→ **What to do**: For the listing that follows, give again exactly the lines from the one with "Give me the" to the one with "import seaborn as sns", including both.

→ **Entries provided**:
※ ※ ※
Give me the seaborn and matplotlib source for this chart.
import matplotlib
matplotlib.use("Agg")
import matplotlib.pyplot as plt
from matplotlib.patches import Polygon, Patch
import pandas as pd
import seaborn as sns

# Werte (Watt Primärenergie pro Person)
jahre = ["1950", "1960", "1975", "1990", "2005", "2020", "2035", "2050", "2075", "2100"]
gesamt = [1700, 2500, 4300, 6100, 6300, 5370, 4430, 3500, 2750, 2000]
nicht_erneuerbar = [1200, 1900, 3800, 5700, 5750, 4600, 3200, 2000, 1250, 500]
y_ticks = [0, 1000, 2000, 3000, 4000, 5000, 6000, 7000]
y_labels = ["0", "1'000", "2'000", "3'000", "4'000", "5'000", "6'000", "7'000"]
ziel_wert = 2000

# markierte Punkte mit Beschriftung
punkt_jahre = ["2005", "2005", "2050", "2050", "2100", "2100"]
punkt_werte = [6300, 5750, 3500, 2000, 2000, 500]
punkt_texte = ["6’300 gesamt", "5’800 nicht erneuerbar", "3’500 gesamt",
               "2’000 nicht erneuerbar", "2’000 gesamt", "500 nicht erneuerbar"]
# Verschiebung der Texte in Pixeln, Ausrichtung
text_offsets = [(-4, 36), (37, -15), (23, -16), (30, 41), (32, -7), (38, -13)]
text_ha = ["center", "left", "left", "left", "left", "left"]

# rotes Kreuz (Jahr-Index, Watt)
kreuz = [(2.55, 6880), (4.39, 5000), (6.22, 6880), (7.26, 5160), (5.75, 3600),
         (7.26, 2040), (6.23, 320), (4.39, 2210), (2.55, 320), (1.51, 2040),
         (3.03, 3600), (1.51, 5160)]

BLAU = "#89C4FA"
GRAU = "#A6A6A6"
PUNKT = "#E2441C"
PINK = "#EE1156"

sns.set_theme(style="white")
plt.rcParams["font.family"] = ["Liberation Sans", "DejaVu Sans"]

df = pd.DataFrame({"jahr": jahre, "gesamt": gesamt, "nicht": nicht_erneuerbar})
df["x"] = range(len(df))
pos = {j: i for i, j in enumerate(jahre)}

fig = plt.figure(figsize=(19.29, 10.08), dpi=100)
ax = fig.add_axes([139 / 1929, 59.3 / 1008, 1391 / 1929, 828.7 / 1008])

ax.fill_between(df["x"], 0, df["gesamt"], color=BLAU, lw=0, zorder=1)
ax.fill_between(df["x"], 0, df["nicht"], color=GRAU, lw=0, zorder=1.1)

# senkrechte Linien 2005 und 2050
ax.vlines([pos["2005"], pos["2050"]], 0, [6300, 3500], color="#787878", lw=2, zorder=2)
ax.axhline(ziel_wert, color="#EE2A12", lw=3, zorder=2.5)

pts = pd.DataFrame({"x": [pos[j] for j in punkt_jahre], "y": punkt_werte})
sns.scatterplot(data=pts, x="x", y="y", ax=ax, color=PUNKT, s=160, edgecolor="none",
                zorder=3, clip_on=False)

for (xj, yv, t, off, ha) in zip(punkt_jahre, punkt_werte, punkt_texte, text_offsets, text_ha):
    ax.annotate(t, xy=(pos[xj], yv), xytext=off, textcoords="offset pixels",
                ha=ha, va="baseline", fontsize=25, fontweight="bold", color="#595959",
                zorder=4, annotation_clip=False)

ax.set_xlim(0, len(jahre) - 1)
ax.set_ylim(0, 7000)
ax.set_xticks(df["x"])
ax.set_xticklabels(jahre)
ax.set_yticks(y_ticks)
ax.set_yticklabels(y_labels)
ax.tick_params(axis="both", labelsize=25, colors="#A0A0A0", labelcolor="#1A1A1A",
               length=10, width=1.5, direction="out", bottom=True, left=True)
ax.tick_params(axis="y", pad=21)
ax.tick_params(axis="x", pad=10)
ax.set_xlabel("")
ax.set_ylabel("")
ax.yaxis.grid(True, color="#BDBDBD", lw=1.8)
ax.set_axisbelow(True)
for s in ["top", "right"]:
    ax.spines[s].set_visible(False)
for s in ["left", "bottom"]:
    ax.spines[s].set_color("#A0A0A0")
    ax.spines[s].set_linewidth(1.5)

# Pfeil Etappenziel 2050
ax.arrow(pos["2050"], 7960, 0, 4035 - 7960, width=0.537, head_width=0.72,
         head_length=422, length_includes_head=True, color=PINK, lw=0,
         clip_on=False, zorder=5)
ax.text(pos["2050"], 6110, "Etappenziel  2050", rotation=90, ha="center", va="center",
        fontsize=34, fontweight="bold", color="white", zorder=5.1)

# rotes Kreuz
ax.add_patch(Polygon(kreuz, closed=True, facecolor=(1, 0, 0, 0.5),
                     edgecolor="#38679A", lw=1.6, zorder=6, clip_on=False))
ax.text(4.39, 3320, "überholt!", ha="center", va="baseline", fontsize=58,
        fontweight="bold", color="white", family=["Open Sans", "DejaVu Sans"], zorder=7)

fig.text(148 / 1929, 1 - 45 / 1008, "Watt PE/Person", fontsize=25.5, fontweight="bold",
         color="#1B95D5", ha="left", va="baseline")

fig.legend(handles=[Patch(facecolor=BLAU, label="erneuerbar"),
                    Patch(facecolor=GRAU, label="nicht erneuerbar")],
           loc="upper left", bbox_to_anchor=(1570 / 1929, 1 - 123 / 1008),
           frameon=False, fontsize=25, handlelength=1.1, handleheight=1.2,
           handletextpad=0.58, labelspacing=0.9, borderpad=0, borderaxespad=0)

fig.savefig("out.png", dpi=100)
※ ※ ※
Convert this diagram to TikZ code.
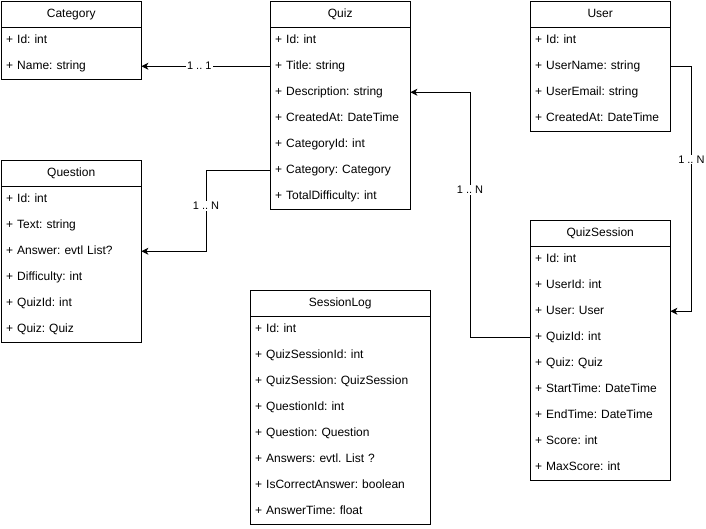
※ ※ ※
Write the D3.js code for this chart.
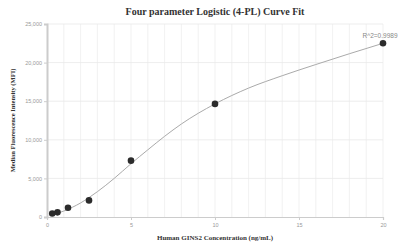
※ ※ ※
→ **Worked answer**:
Give me the seaborn and matplotlib source for this chart.
import matplotlib
matplotlib.use("Agg")
import matplotlib.pyplot as plt
from matplotlib.patches import Polygon, Patch
import pandas as pd
import seaborn as sns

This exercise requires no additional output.